To contain your life to areas outside the city is to deprive yourself of much of the range of humanity. In the countryside and small town, much of life tends to move towards moderation and homogeneity. The city forces the individual to experience the world that colors outside the lines of what might have once seemed natural or comfortable.
And while the city is perceived by many Christians to be a place of vice and evil, we should have a heart for the city because God loves the city. The city was designed to be a place to glorify God among the peoples, but mankind’s corruption has taken it away from this purpose. But the city is full of people that God cares for, and therefore we should care for it too. Its function as a great tool for reaching lost souls is not lost; it just lies dormant as mass quantities of people gives rise to what we might generically call sinful activities.
However, while I am encouraging those outside the city to see the world that exists beyond theirs, the converse story is worth exploring as well. City folk hold a view of country bumpkins that is not always so complimentary. The world outside the city is sometimes viewed from within as being simple, ignorant, prejudiced, backwards, and the like.
City-dwellers experience an adjustment like the one I mentioned earlier when entering a new setting.

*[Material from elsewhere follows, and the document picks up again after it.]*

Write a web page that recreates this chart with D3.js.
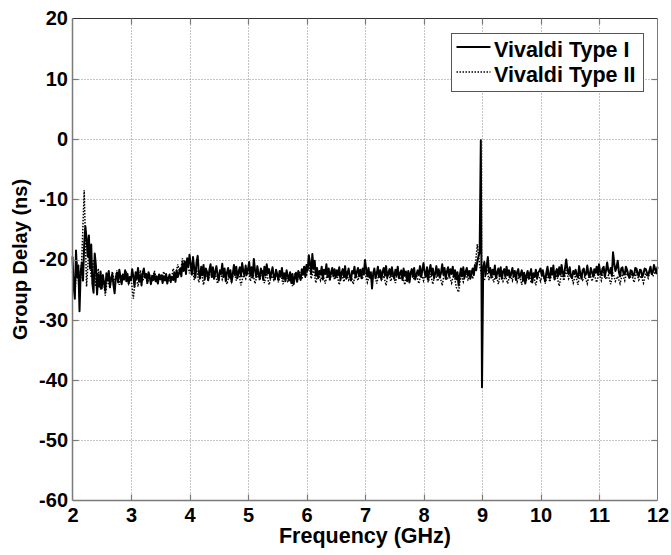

Whilst riding around Sturgeon Bay with a current starting fullback in the NFL, he seemed fixated on the peculiarities of his new surroundings. He mentioned not seeing a black person since leaving Milwaukee, recounted how bored he was in Green Bay for an away game, and asked if I wanted to move away because there was nothing to do where I lived. It was clear that the small town had an entirely different feel from the places he spends most of his time, and there was also a sensible level of discomfort. He could just as easily have talked about something else, but he went right to what he felt was strange about life away from the city.
While the city enhances humanity, it comes at a cost. Some things are lost when we turn 40 acres into 40 stories. City life is loud and fast and can be cold and impersonal. The sense of community is weaker and people are naturally more suspicious of each other. And the overwhelming sense of “man-made”-ness in the city distracts people from the characteristics of life, humanity, and spirituality hidden in nature and in the intimacy of small communities. There are parts of our being that are made all the more lucid and beautiful when in settings surrounded by the natural world and within a smaller community of people.
Yes, my mind was enriched by my time in Chicago, but some of the best times of this summer have been spent sitting on the patio in my tree and shrub-lined back yard, alone, at night, under the moon and the stars, with the bats and the lightning bugs, listening to the night insects and water a couple hundred yards off, searching my soul and thinking on life and God and this great big world and the universe beyond. I don’t know that I would find that opportunity in the city.
What I mean to say in all of this is this: the city and the not-city both have worthwhile lessons for us. If you live in the city, take a trip out of town. If you’re an out-of-towner, make a few pilgrimages to the city. You may find yourself to truly be a country boy or a city girl, but just know that parts of yourself are hiding in another place very different from where you currently find yourself. Seeking to experience these places will bring you a better understanding not only of yourself, but of the world around you. Your preconceived notions of what it means to be urban or rural might be dashed in the process, being replaced by profound realizations and awakening sense of one’s place in this world.